The hint of daylight gives enough lumination for me to find my way down the steep steps of my family’s beach house. Grabbing my surfboard, wax, and a few towels, I load my supplies into the back of the old Army jeep and leave for the beach. The old vehicle takes time to wake up, and it sputters down E Street, doing its best to deliver me to the water’s edge.
Port Aransas is quiet this morning. Fisherman and surfers are the only souls moving on the small island.
As I drive to the beach, taking the road through the sand dunes near the jetty, the morning dew on the metal surface of the jeep, pelts me like fine rain. The salt air is heavy and I can see the cloud of mist rising from the surf long before I reach the water. The seats are cold on my bare back and legs. The vehicle lacks a windshield, allowing bugs to hit my face and chest. Texas is a buggy place. That’s a fact we live with.
I park near the pier and see that two of my friends Gwen and Gary are kneeling in the sand, waxing their boards. I am usually the first to arrive but today they beat me by a few minutes. I join them in the preparation. We are quiet. This will be a good morning and making small talk might interfere with our zone.
The Gulf of Mexico is glassy and clear. The swell is four feet, with a right break. We enter as a group of three and paddle out past the second sand bar.

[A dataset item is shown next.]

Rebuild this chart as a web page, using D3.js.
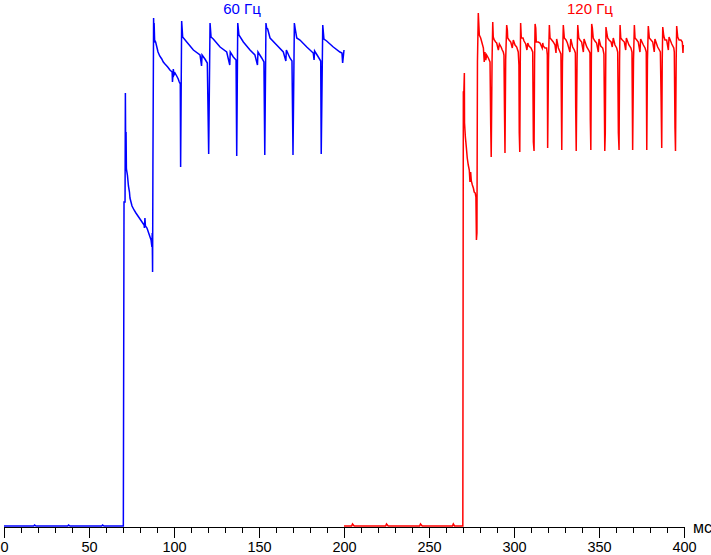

Sitting on my surfboard, I see the first half of the sun rising over the ocean and feel the warmth on my upper body. A tanker ship is a few miles offshore. The smoke from its stack gives us a point to paddle to.
Today will be hot, and by noon, these beautiful waves will evaporate into a slushy shore break full of children on foam belly boards. But this morning, the three of us are working in concert with our beloved Gulf.
We ride for hours. The ocean is feisty this morning. The waves are doing their best to beat us, but we show them who the boss is. The beach fills with other surfers, and now the line-up is crowded,, and we ride into shore. Gary and Gwen leave, and I make my way home to go fishing with my father. The Kingfish await.
Gary and Gwen are gone now and have been for some time. Gary lost in Vietnam, and Gwen from an auto accident the next summer on his way to the island. If they were still here, I would like to think that we would have kept in touch and shared our surfing stories around a good glass of bourbon at Shorty’s Bar. Three old men telling lies.